The upcoming winter is a cause of anxiety for Viktoriia, as she didn’t experience the last winter in Ukraine, and she wonders about her ability to cope with the stress of frequent drone and missile attacks.

“It bothers me that – you know obviously there’s no attacks recently, that means they are accumulating [...] I am anxious.


“I don’t know how much of a stress that is, you know. I don’t know if I can handle it this winter,” she said.

Because of that, Viktoriia said she would try her best to stay but did not rule out the possibility of leaving the country again should things deteriorate.

“Because in that case I won’t be able to work, it just will be really difficult, and because I can leave the country, I might,” she explained.

For Ukrainians, having a support network is part of their backup plans, which is the case for both Filatova and Viktoriia.

Filatova said she would likely rely on friends and family around the country if the need arises – when there’s a total blackout, for example. She’s also made arrangements with her friends to visit each other for showers if there’s no running water in their own apartments.

As for Viktoriia, she said she would spend time with her mother in a small village, away from the danger, but also from the everyday amenities of the city.

“We have our own ways to cope, decentralized kind of, but it also is far from normal life conveniences,” Viktoriia explained.

For those less fortunate who are unable to leave or do not have a support network, humanitarian centers like those operated by Ivan Kukurudziak are there as a last resort.


Kukurudziak is a co-founder of a humanitarian center in Kyiv under Communita di Sant'Egidio, an Italian humanitarian community that has been providing help to those less fortunate since Ukraine’s independence in 1991.

It operates two centers in Kyiv, one in Ivano-Frankivsk, and one in Lviv, and is now mostly helping internally displaced refugees of the war.

Ukrainians receiving aid from the Communita di Sant'Egidio, humanitarian community Source: Ivan Kukurudziak

“We are dedicated to the poor, homeless, [and] old people and take care [of] them,” said Kukurudziak.

According to Kukurudziak, the refugees he serves come from every part of Ukraine. Apart from material support, the center – located in different regions in Ukraine – also provides pharmaceutical and psychological support to those who need it.

So far, the humanitarian community has provided more than Hr.1 billion ($27.6 million) worth of food and medicine to Ukrainian refugees, Kukurudziak said.


Staff from Communita di Sant'Egidio. Source: Ivan Kukurudziak

Last winter was a difficult one, but they have since adapted to the circumstances and now operate a few generators to provide electricity to those who need it.

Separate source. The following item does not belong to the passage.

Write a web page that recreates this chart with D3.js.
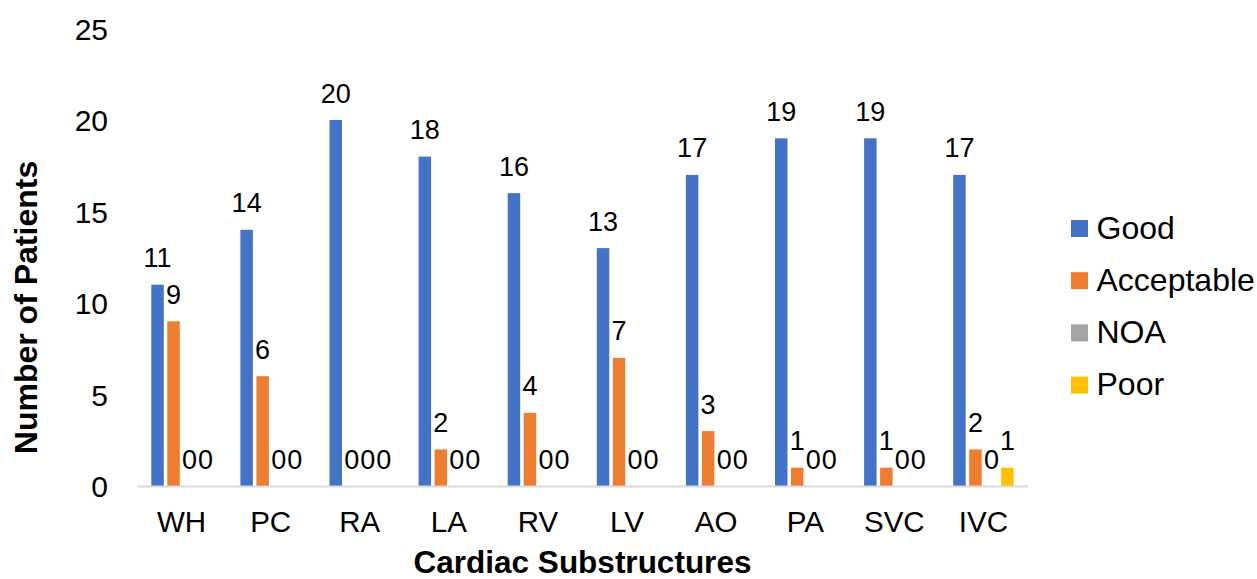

“Tens and hundreds of people may depend on our generators,” he said.

Despite having the generators, keeping them running is another issue. After receiving the generators from their humanitarian community in Italy, Kukurudziak and his organization still need to generate the resources themselves to operate them.

“Petrol is like €5 per hour [to operate each generator], so we are very thankful for our friends from Italy. [...] But we are trying to generate resources for such things ourselves,” Kukurudziak said.

Beyond the basic supplies needed for survival, Kukurudziak also wanted to bring a glimmer of hope to the darkness of uncertainty that awaits.


“To be honest, we are also thinking about presents for Christmas for children, so it’s not only about electricity,” he said.

As Kyiv Post reported earlier, Russia has stockpiled more than 800 missiles in Crimea alone in anticipation of a likely move to strike Ukraine’s energy infrastructure throughout winter, and Russia likely retains the capability to manufacture additional missiles despite Western sanctions.

Data from the United Nations Office for the Coordination of Humanitarian Affairs (OCHA) reported that five million people remain forcibly displaced in Ukraine, and the upcoming winter will be challenging for refugees not only due to a lack of electricity but also in finding a warm roof over their heads.